### Set task
Pull each line containing "that" out of the data and copy it.

### Record excerpts

------

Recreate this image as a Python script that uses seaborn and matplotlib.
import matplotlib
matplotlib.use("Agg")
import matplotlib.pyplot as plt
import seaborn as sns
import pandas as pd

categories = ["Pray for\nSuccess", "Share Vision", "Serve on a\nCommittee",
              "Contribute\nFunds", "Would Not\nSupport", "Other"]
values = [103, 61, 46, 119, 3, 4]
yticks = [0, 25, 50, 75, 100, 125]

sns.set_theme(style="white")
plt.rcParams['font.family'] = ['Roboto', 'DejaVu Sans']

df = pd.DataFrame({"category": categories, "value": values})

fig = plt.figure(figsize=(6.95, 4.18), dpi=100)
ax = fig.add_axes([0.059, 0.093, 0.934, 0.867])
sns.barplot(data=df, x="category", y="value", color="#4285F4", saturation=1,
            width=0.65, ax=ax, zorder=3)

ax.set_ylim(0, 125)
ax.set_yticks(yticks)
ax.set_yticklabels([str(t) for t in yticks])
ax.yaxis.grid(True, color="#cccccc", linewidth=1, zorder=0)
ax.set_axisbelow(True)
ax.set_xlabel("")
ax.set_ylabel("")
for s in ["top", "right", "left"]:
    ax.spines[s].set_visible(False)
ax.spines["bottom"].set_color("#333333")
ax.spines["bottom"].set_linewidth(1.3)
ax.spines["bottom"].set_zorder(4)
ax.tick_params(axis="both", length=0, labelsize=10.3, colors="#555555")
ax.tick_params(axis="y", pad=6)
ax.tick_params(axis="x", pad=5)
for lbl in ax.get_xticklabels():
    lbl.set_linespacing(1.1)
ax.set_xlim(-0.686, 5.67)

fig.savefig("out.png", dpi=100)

------

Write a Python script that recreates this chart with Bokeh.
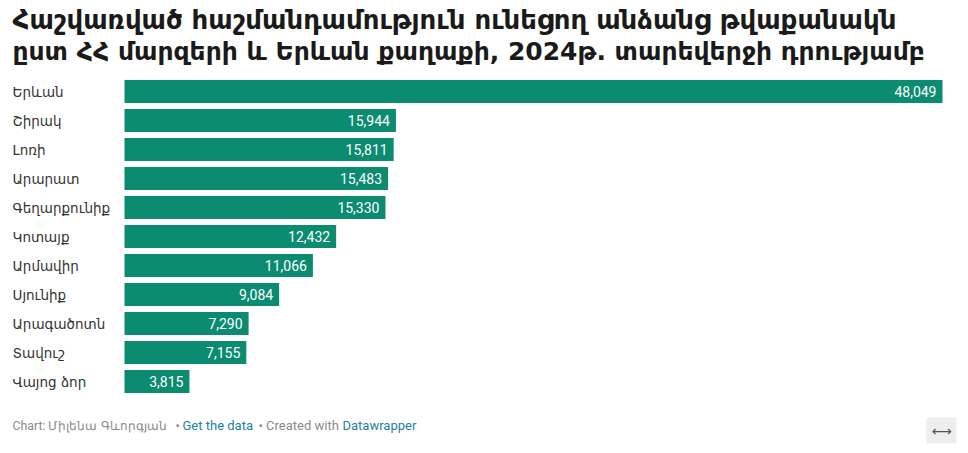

------

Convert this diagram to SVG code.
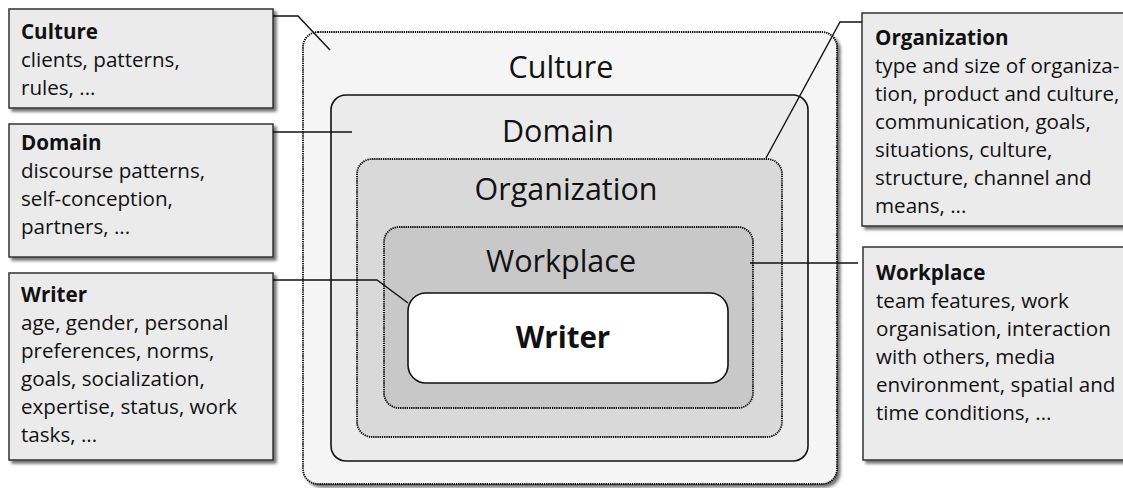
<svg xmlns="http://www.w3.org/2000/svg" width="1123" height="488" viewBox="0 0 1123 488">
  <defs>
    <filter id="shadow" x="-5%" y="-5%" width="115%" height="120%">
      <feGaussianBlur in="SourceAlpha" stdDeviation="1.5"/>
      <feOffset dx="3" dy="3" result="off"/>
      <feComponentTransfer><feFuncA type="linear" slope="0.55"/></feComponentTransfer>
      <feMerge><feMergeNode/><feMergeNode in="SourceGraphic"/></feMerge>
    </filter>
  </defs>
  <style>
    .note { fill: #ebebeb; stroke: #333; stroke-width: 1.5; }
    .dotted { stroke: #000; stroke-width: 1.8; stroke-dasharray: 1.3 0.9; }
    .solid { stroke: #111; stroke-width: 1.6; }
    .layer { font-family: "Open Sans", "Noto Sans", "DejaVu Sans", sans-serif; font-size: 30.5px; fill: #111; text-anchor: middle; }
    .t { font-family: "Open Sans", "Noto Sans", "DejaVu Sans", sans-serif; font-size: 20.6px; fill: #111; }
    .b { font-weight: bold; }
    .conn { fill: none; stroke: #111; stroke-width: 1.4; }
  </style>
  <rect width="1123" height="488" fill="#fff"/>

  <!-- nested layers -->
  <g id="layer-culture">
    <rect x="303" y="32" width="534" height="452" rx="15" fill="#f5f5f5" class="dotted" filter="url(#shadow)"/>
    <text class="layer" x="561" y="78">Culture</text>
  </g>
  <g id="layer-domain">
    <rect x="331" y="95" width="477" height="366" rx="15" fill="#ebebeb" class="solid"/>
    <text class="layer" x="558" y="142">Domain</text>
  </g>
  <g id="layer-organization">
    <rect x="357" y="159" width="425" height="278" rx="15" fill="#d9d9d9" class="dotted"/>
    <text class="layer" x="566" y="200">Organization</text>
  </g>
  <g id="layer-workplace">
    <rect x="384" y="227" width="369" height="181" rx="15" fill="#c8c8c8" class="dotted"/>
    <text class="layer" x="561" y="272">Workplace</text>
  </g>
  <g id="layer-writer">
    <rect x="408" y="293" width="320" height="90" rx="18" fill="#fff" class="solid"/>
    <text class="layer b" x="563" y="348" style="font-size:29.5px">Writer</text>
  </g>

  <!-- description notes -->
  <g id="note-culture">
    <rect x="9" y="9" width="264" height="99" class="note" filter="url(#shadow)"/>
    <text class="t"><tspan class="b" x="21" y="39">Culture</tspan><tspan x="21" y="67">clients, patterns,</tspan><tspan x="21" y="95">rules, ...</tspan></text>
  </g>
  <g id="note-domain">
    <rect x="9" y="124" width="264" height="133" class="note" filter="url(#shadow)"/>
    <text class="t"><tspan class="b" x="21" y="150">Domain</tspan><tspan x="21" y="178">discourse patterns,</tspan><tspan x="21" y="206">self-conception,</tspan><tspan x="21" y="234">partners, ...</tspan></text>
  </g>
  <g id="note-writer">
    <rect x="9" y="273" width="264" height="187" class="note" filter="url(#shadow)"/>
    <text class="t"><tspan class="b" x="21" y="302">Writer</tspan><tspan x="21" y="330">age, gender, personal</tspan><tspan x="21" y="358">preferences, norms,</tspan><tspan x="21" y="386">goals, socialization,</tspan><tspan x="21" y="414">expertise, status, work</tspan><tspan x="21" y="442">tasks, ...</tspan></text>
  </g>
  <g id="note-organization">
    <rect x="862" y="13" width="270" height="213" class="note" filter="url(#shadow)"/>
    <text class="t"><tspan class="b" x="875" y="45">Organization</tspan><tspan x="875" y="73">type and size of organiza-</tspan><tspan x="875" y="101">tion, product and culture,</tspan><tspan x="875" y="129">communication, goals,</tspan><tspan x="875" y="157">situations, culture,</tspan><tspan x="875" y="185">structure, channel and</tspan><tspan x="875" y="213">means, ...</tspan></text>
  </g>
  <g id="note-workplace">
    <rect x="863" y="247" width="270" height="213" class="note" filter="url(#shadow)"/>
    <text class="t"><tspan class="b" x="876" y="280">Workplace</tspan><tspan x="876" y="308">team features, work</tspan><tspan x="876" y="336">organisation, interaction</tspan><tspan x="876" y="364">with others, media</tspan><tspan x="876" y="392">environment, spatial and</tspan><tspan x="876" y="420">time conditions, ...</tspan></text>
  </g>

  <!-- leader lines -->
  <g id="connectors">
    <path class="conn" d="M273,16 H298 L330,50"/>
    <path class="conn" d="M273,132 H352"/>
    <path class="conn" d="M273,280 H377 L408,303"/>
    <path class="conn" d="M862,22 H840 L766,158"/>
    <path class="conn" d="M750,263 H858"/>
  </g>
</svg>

------

### Exercise solution
Recreate this image as a Python script that uses seaborn and matplotlib.
Write a Python script that recreates this chart with Bokeh.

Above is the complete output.